Busy Lizzie grows quickly from seeds sown into trays of premium-quality seed-raising mix, or from punnets of commercially grown seedlings. For a carpet effect, space plants in the garden about 25–30cm apart and allow about 30cm between rows.
For optimal flowering, choose a well-lit position that will be shaded from hot afternoon sun. Deep shade should be avoided.
Impatiens prefer a rich loam that drains well, but will also grow in light sandy soil. Avoid heavy clay that holds moisture for long periods after watering or rain—root rot can be an issue in wet soils.
New Guinea impatiens are usually only available as plants. most are trademarked varieties that are not available as seeds.
In sub-tropical and tropical areas they can be mass planted into the garden, but more often they are planted singly, or in small groups as accent plants.
Because they are also soft-stemmed, plant out your impatiens where they will receive morning sun but will be shaded in the afternoon. They will tolerate full shade but must have reasonably good ambient light to flower freely.
In cooler areas—temperate and cool temperate climates—New Guinea impatiens are best grown in pots or hanging planters that can be positioned where plants receive plenty of shelter from cold winds and frosts. An east-facing verandah or balcony that receives morning sun and afternoon shade is ideal.
As with bedding impatiens, pinch out tips of stems to encourage branching when plants are young.

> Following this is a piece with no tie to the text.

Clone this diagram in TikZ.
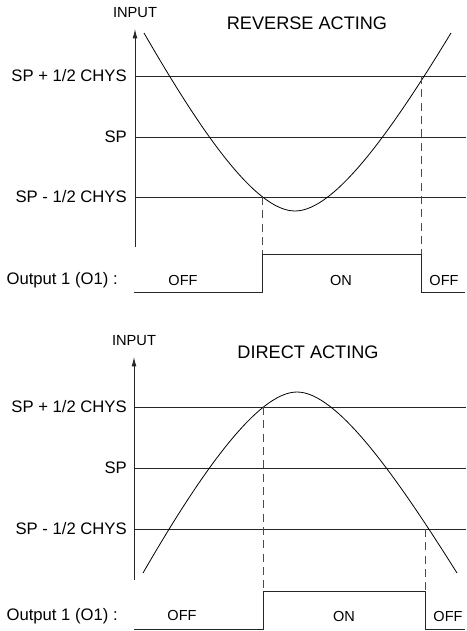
\documentclass[tikz,border=0pt]{standalone}
\usepackage{fontspec}
\setmainfont{Liberation Sans}
\usetikzlibrary{arrows.meta}

\begin{document}
\begin{tikzpicture}[
  x=0.75pt, y=-0.75pt,
  line/.style={line width=0.6pt, draw=black!85},
  axis/.style={line, -{Latex[length=7pt,width=3.6pt]}},
  guide/.style={line width=0.6pt, draw=black!70, dash pattern=on 6pt off 4pt},
  curve/.style={line width=0.6pt, draw=black},
  level/.style={anchor=east, inner sep=0pt, font=\fontsize{12.5}{14}\selectfont},
  title/.style={font=\fontsize{13.6}{16}\selectfont},
  state/.style={font=\fontsize{10.9}{13}\selectfont},
  axlabel/.style={font=\fontsize{11}{13}\selectfont}
]
\useasboundingbox (0,0) rectangle (467,631);

% reverse acting
\node[axlabel] (in1) at (135,13) {INPUT};
\node[title] (title1) at (307,23) {REVERSE ACTING};
\coordinate (axbot1) at (135,247);
\coordinate (axtop1) at (135,29);
\draw[axis] (axbot1) -- (axtop1);
\node[level] (hi1) at (127,76) {SP + 1/2 CHYS};
\node[level] (sp1) at (127,137) {SP};
\node[level] (lo1) at (127,197) {SP - 1/2 CHYS};
\draw[line] (135,76) -- (466,76);
\draw[line] (135,137) -- (466,137);
\draw[line] (135,197) -- (466,197);
\coordinate (min1) at (295,211);
\draw[curve] (144,33) .. controls (200,130) and (255,211) .. (min1)
  .. controls (335,211) and (392,130) .. (451,33);
\coordinate (on1) at (262,197);
\coordinate (off1) at (421,76);
\draw[guide] (on1) -- (262,254);
\draw[guide] (off1) -- (421,254);
\node[level] (out1) at (118,280) {Output 1 (O1) :};
\draw[line] (134,292) -- (262,292) -- (262,254) -- (421,254) -- (421,292) -- (465,292);
\node[state] (offa1) at (183,280) {OFF};
\node[state] (onb1) at (341,280) {ON};
\node[state] (offc1) at (444,280) {OFF};

% direct acting
\node[axlabel] (in2) at (134,341) {INPUT};
\node[title] (title2) at (308,352) {DIRECT ACTING};
\coordinate (axbot2) at (134,580);
\coordinate (axtop2) at (134,357);
\draw[axis] (axbot2) -- (axtop2);
\node[level] (hi2) at (127,407) {SP + 1/2 CHYS};
\node[level] (sp2) at (127,468) {SP};
\node[level] (lo2) at (127,529) {SP - 1/2 CHYS};
\draw[line] (134,407) -- (466,407);
\draw[line] (134,468) -- (466,468);
\draw[line] (134,529) -- (466,529);
\coordinate (max2) at (297,392);
\draw[curve] (143,573) .. controls (199,476) and (257,392) .. (max2)
  .. controls (337,392) and (396,476) .. (457,573);
\coordinate (on2) at (263,407);
\coordinate (off2) at (425,529);
\draw[guide] (on2) -- (263,591);
\draw[guide] (off2) -- (425,591);
\node[level] (out2) at (118,616) {Output 1 (O1) :};
\draw[line] (134,629) -- (263,629) -- (263,591) -- (425,591) -- (425,629) -- (465,629);
\node[state] (offa2) at (182,615) {OFF};
\node[state] (onb2) at (344,616) {ON};
\node[state] (offc2) at (448,616) {OFF};
\end{tikzpicture}
\end{document}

Bedding impatiens may be attacked by snails and slugs from time to time, so use bait traps to protect plants, especially while they are establishing. Aphids and thrips may also be troublesome—a natural insecticide like pyrethrum can be used to control them, but avoid spraying in the heat of the day or when the plants are in direct sun.
Powdery mildew may sometimes be a problem, especially in warm humid areas, but generally no treatment is required.
Begonias: tuberous begonias, with their showy flowers in hot colours, perfectly complement New Guinea impatiens.
Crepe myrtle: a flowering deciduous tree with attractive bark that gives dappled shade from spring to autumn.
Hibiscus: a tropical flowering shrub with blooms from white to deep crimson; contrasts well with New Guinea impatiens.